Return all the data below as it stands, minus the pictures.

INFORMATION PROVIDED –
────────────────

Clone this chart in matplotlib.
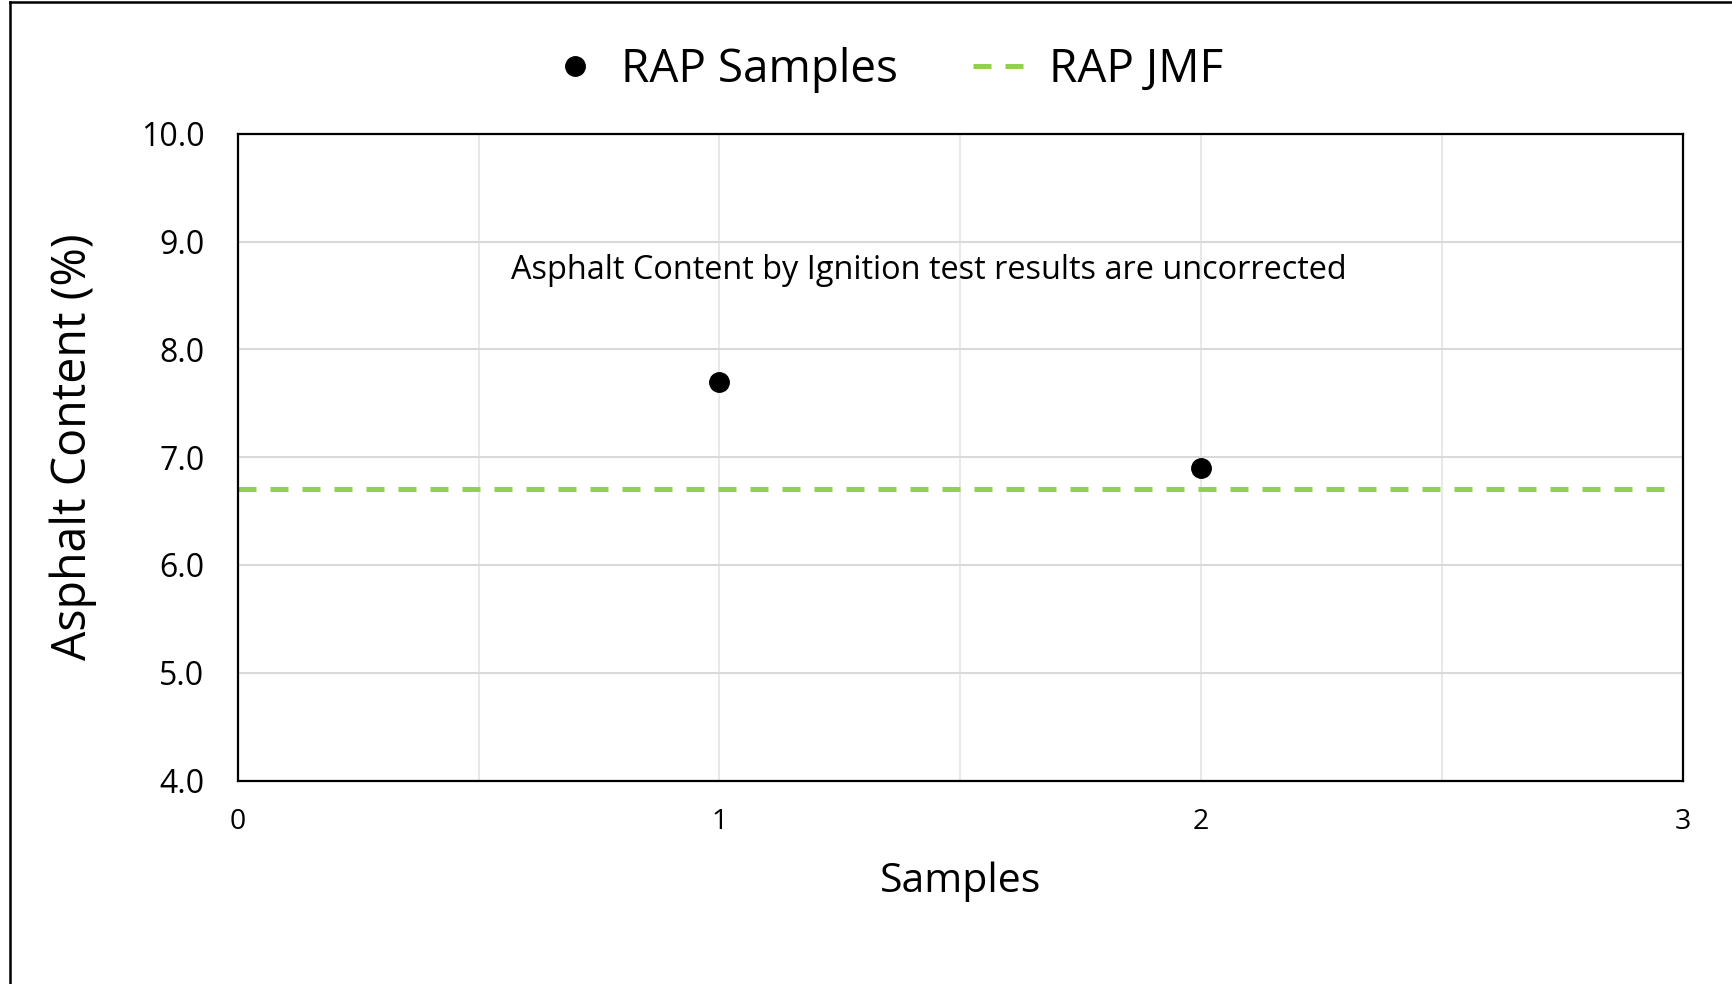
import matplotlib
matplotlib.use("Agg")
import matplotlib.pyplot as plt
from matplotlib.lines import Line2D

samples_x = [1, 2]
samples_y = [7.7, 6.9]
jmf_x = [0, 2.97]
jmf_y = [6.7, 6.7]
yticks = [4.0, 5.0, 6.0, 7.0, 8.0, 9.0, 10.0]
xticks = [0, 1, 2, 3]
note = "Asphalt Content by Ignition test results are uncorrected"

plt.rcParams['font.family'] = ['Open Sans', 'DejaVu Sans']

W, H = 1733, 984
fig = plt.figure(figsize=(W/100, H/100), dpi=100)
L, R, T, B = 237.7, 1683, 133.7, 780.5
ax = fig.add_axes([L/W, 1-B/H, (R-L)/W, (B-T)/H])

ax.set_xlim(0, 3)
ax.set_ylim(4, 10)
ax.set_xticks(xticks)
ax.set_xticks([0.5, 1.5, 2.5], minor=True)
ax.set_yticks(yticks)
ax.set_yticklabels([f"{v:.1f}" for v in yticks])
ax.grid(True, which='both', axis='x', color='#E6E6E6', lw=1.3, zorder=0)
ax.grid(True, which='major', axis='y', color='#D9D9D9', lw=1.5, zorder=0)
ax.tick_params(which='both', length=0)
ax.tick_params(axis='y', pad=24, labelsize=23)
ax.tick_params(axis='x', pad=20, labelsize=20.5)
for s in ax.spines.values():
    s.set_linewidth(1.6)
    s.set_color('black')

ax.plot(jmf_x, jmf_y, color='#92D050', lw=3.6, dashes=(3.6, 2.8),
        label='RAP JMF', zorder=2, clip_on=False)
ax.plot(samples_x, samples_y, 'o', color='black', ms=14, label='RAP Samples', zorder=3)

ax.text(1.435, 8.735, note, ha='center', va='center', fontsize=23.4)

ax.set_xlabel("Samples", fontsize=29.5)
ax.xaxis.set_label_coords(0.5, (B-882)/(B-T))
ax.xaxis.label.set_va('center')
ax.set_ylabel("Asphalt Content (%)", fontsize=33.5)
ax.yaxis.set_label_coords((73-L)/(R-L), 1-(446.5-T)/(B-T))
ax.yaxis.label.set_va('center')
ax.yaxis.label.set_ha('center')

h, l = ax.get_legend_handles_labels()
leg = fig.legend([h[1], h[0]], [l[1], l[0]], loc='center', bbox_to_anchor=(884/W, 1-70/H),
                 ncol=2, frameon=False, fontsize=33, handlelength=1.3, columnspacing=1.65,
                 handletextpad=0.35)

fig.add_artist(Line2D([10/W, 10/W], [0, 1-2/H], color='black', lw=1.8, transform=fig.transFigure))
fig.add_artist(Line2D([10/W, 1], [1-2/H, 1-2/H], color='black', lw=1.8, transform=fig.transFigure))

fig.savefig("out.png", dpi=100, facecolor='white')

────────────────

EXERCISE ANSWER –
Clone this chart in matplotlib.
import matplotlib
matplotlib.use("Agg")
import matplotlib.pyplot as plt
from matplotlib.lines import Line2D

samples_x = [1, 2]
samples_y = [7.7, 6.9]
jmf_x = [0, 2.97]
jmf_y = [6.7, 6.7]
yticks = [4.0, 5.0, 6.0, 7.0, 8.0, 9.0, 10.0]
xticks = [0, 1, 2, 3]
note = "Asphalt Content by Ignition test results are uncorrected"

plt.rcParams['font.family'] = ['Open Sans', 'DejaVu Sans']

W, H = 1733, 984
fig = plt.figure(figsize=(W/100, H/100), dpi=100)
L, R, T, B = 237.7, 1683, 133.7, 780.5
ax = fig.add_axes([L/W, 1-B/H, (R-L)/W, (B-T)/H])

ax.set_xlim(0, 3)
ax.set_ylim(4, 10)
ax.set_xticks(xticks)
ax.set_xticks([0.5, 1.5, 2.5], minor=True)
ax.set_yticks(yticks)
ax.set_yticklabels([f"{v:.1f}" for v in yticks])
ax.grid(True, which='both', axis='x', color='#E6E6E6', lw=1.3, zorder=0)
ax.grid(True, which='major', axis='y', color='#D9D9D9', lw=1.5, zorder=0)
ax.tick_params(which='both', length=0)
ax.tick_params(axis='y', pad=24, labelsize=23)
ax.tick_params(axis='x', pad=20, labelsize=20.5)
for s in ax.spines.values():
    s.set_linewidth(1.6)
    s.set_color('black')

ax.plot(jmf_x, jmf_y, color='#92D050', lw=3.6, dashes=(3.6, 2.8),
        label='RAP JMF', zorder=2, clip_on=False)
ax.plot(samples_x, samples_y, 'o', color='black', ms=14, label='RAP Samples', zorder=3)

ax.text(1.435, 8.735, note, ha='center', va='center', fontsize=23.4)

ax.set_xlabel("Samples", fontsize=29.5)
ax.xaxis.set_label_coords(0.5, (B-882)/(B-T))
ax.xaxis.label.set_va('center')
ax.set_ylabel("Asphalt Content (%)", fontsize=33.5)
ax.yaxis.set_label_coords((73-L)/(R-L), 1-(446.5-T)/(B-T))
ax.yaxis.label.set_va('center')
ax.yaxis.label.set_ha('center')

h, l = ax.get_legend_handles_labels()
leg = fig.legend([h[1], h[0]], [l[1], l[0]], loc='center', bbox_to_anchor=(884/W, 1-70/H),
                 ncol=2, frameon=False, fontsize=33, handlelength=1.3, columnspacing=1.65,
                 handletextpad=0.35)

fig.add_artist(Line2D([10/W, 10/W], [0, 1-2/H], color='black', lw=1.8, transform=fig.transFigure))
fig.add_artist(Line2D([10/W, 1], [1-2/H, 1-2/H], color='black', lw=1.8, transform=fig.transFigure))

fig.savefig("out.png", dpi=100, facecolor='white')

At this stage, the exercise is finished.